I was bullied badly for a lot of things (generally being about double the level of mental maturity than everyone else for the duration of school "-_-) but never for my name.
There was a girl in my school called Manisha who was never called ‘man’ and two girls with the surnames Cockburn and Seaman who didn’t get teased either. I can’t think of any incident in which someone was bullied for their name.
I don’t think kids would tease based on just an usual name - they don’t think they would tease based on having an usual name but there are names that have a high teasing potential. In your list, I don’t see [name]Ignatius[/name] or [name]Augustine[/name] being teased that much for their name especially if they go by a nn like [name]Nat[/name] or [name]Gus[/name]. I do see a boy [name]Isadore[/name] being teased because of the more feminine sound of the name and the fact that there may be [name]Isadora[/name]'s around.
When boys get teased for their names, the name generally falls into one of 2 categories:
It is considered a girls name by most kids. I boy named [name]Ashley[/name] or [name]Robin[/name] or [name]Leslie[/name] today is likely to have problems.

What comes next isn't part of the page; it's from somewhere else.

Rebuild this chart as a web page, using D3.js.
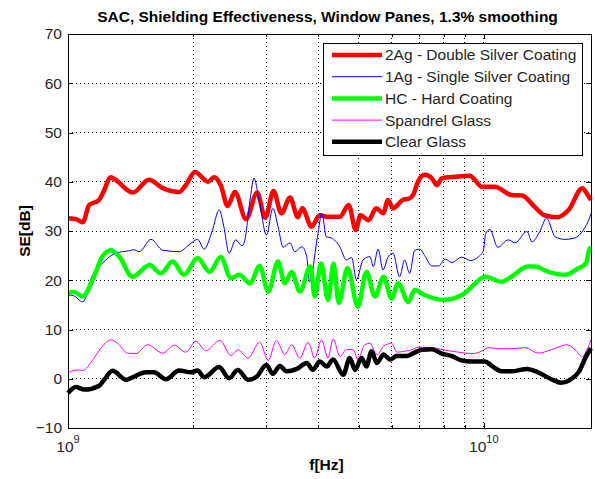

The name rhymes with or sounds like an insult grade school kids like to hurl at each other. [name]Bentley[/name] may become Buttley on the playground, [name]Ennis[/name] could easily become Anus, etc
I’m in my mid twenties and grew up with a very unusual name, as did my younger siblings. We teased the daylights out of each other (once my brother got his mouth washed out with soap after a finding a clever way to interject the word “butt” into my name) but I never got teased by other kids, except for getting called “Burger” or “Burgendy” once or twice. My brothers may have for having “softer” names. I’ll have to ask.
Most people thought my name was interesting. Many people asked me if there was a reason why, and luckily I know the story behind my name and I ways enjoyed telling it as a child; made me feel special. But kids didn’t seem to care.
I think there are more and more unusual names being used and that children, and more importantly their parents, the ones who ultimately shape these predjucices, are more accepting. I feel that if you’re going to get teased as a kid, it’s probably going to happen no matter what your name.
I’m curious, what kind of teasing do people see associated with Ignatious? NN [name]Iggy[/name] is cute and inoffensive.
As a teacher, I don’t think I ever hear of kids being teased about their names. All the kids have unusual names these days, five year olds all start school at the same time, they don’t know what names are weird. As they grow up together, they are exposed to each others names and don’t find them unusual.